Amazon tumbled 23.8% in April, its biggest decline since falling 25.4% in November 2008, the same month that Google plummeted 18.5%. Alphabet had its worst month since that time, dropping 18% in April.
Throughout the first few months of 2022, investors have been rotating out of tech on fears of rising inflation and higher interest rates. Russia's invasion of Ukraine in February, the spike in fuel prices that followed and an ongoing labor shortage have started to hit companies' bottom lines.
The last time Amazon and Google saw this sort of selloff was during the heart of the global financial crisis, when borrowers were defaulting on home loans at record rates and many of the top financial institutions were failing. Lehman Brothers collapsed in September 2008, followed by a string of big Wall Street bailouts.

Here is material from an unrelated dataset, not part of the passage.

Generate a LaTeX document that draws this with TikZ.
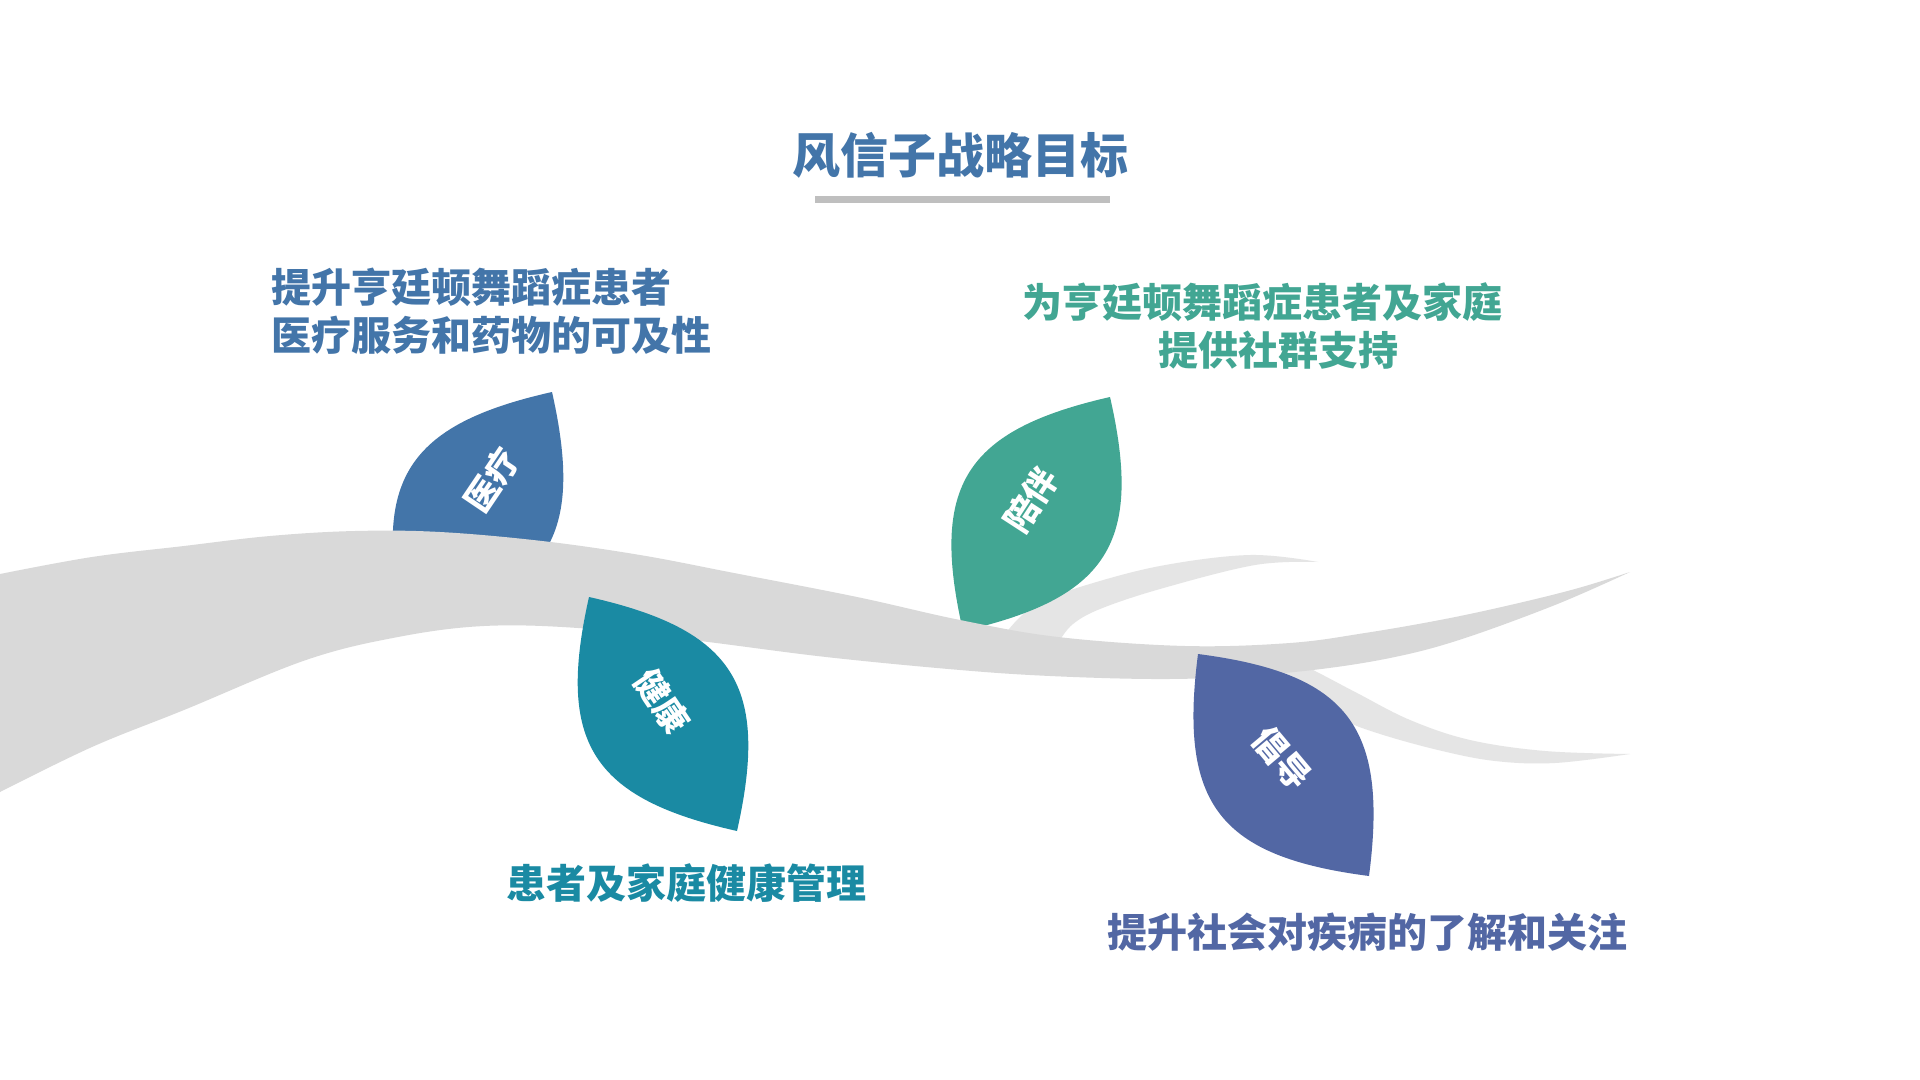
\documentclass[tikz,border=0pt]{standalone}
\usepackage{fontspec}
\setmainfont{Noto Sans CJK SC}
\definecolor{cA}{HTML}{4375A9}
\definecolor{cB}{HTML}{42A693}
\definecolor{cC}{HTML}{1A8AA3}
\definecolor{cD}{HTML}{5267A4}
\definecolor{brc}{HTML}{D9D9D9}
\definecolor{twc}{HTML}{E5E5E5}
\definecolor{barc}{HTML}{BFBFBF}
\begin{document}
\begin{tikzpicture}[x=0.5pt,y=-0.5pt,
  lbl/.style={text=white,font=\fontsize{17}{17}\selectfont\bfseries,inner sep=0pt},
  txt/.style={font=\fontsize{20}{24}\selectfont\bfseries,inner sep=0pt},
  lens/.style={bend left=45,looseness=1.38}]
\useasboundingbox (0,0) rectangle (1920,1080);
\fill[white] (0,0) rectangle (1920,1080);

% twigs
\fill[twc] plot[smooth,tension=0.6] coordinates {(1000,640) (1020,617) (1040,603) (1080,587) (1160,566) (1250,555) (1318,562)}
  -- plot[smooth,tension=0.6] coordinates {(1318,562) (1255,565) (1160,589) (1100,609) (1073,624) (1060,640)} -- cycle;
\fill[twc] plot[smooth,tension=0.6] coordinates {(1290,660) (1313,670) (1357,693) (1410,720) (1470,740) (1545,751) (1630,754)}
  -- plot[smooth,tension=0.6] coordinates {(1630,754) (1555,763) (1495,761) (1438,750) (1377,733) (1340,718) (1300,690) (1280,670)} -- cycle;

% leaves behind the branch
\coordinate (a1) at (552,392); \coordinate (b1) at (404,626);
\coordinate (a2) at (1110,397); \coordinate (b2) at (963,631);
\fill[cA] (a1) to[lens] (b1) to[lens] (a1) -- cycle;
\fill[cB] (a2) to[lens] (b2) to[lens] (a2) -- cycle;

% main branch
\fill[brc] (-5,574) -- plot[smooth,tension=0.6] coordinates {(0,574) (92,557) (184,546) (270,536) (355,531) (440,532) (542,541) (640,555) (734,573) (857,597) (960,620) (1058,637) (1185,646) (1290,643) (1365,633) (1440,620) (1506,606) (1575,589) (1630,572)}
  -- plot[smooth,tension=0.6] coordinates {(1630,572) (1555,605) (1459,640) (1390,658) (1313,670) (1230,677) (1152,679) (1050,676) (960,670) (826,657) (692,640) (578,628) (484,626) (398,637) (306,660) (184,710) (92,747) (0,792)}
  -- (-5,792) -- cycle;

% leaves in front
\coordinate (a3) at (589,597); \coordinate (b3) at (737,831);
\coordinate (a4) at (1198,654); \coordinate (b4) at (1369,876);
\fill[cC] (a3) to[lens] (b3) to[lens] (a3) -- cycle;
\fill[cD] (a4) to[lens] (b4) to[lens] (a4) -- cycle;

% leaf labels
\node[lbl,rotate=56] (l1) at (492,480) {医疗};
\node[lbl,rotate=57] (l2) at (1031,500) {陪伴};
\node[lbl,rotate=-56] (l3) at (662,701) {健康};
\node[lbl,rotate=-50] (l4) at (1282,758) {倡导};

% title
\node[font=\fontsize{24}{24}\selectfont\bfseries,text=cA,inner sep=0pt] (title) at (960,155) {风信子战略目标};
\fill[barc] (815,196) rectangle (1110,203);

% texts
\node[txt,text=cA,align=left,anchor=west] (t1) at (271,311.5) {提升亨廷顿舞蹈症患者\\医疗服务和药物的可及性};
\node[txt,text=cB,align=center] (t2) at (1278,325.5) {为亨廷顿舞蹈症患者及家庭\rule{0.8em}{0pt}\\提供社群支持};
\node[txt,text=cC] (t3) at (686,883.5) {患者及家庭健康管理};
\node[txt,text=cD] (t4) at (1367,932.5) {提升社会对疾病的了解和关注};
\end{tikzpicture}
\end{document}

Tech stocks got crushed across the board. The Nasdaq fell 11% in November, following an 18% slump in October.
It's been a mixed bag for the Big Tech class so far this earnings season. Facebook reported better-than-expected profit though it missed on revenue and told investors that sales in the second quarter could drop from a year earlier. Apple beat expectations, but spooked investors after warning that sales in the current quarter could take a hit from supply constraints.
On Thursday, Amazon gave weak guidance for the current quarter, and growth rates stalled to their slowest since the dot-com bust in 2001. Earlier in the week, Google missed on sales and profit, reporting a huge miss in its YouTube segment, where revenue grew just 14%.
While both stocks are suffering so far this year, their trajectories diverged significantly in 2021. Alphabet was the best-performing Big Tech stock of the year, surging 68%. Amazon was the worst of the pack, gaining 2.4%.